Practical Steps to Get Started (or Improve)

  1. Perform a gap analysis: Compare your current local practices against IFRS requirements, identify the gaps, and plan remediation.

  2. Prioritize high impact standards (leases, financial instruments, impairment) where errors are most likely.

  3. Roll out pilot trials or mock reporting cycles to test new adjustments before going live.

  4. Document all judgments and backup evidence at every step.

  5. Maintain close communication with auditors — early engagement helps reduce surprises.

  6. Set up a monitoring team or committee that tracks standard changes, industry trends, and emerging disclosure expectations (e.g. climate-related risks).

By embedding these steps, you reduce risk, speed up reporting, and build credibility over time.

FAQs

1. When should a company transition to IFRS reporting?
Typically, a private or public entity shifts to IFRS when it has global stakeholders, seeks foreign investment, or is mandated by local law. The transition often happens at a fiscal year start, with opening balances restated under IFRS.
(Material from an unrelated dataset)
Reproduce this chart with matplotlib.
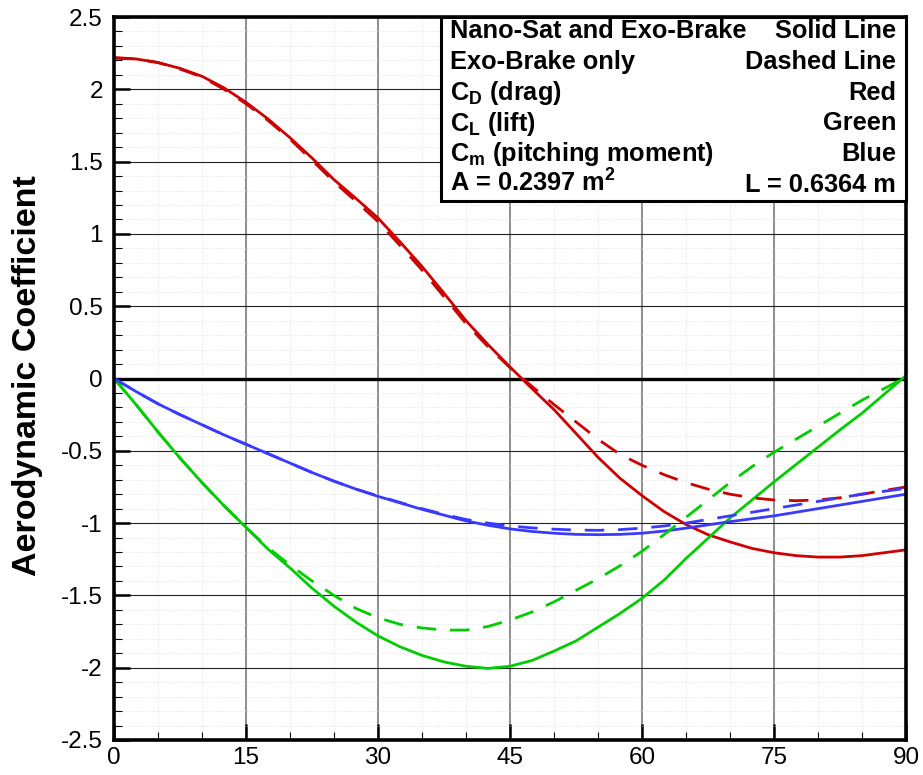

2. How do you deal with leases under IFRS?
Under IFRS 16, most leases are capitalized on the balance sheet as right-of-use assets and corresponding lease liabilities. The lease cost is split into amortization and interest. Variable lease payments or short-term leases may be exempt under certain conditions.

3. Can estimates or judgments be challenged by auditors?
Yes. Auditors may question assumptions lacking support or consistency. That’s why robust documentation, sensitivity analyses, and peer review are critical to defend your decisions.

4. What happens if a company fails to comply with IFRS?
Non-compliance can erode investor trust, trigger regulatory issues, fines, restatements, or qualified audit opinions. In highly regulated environments, it might also affect the company’s access to capital markets.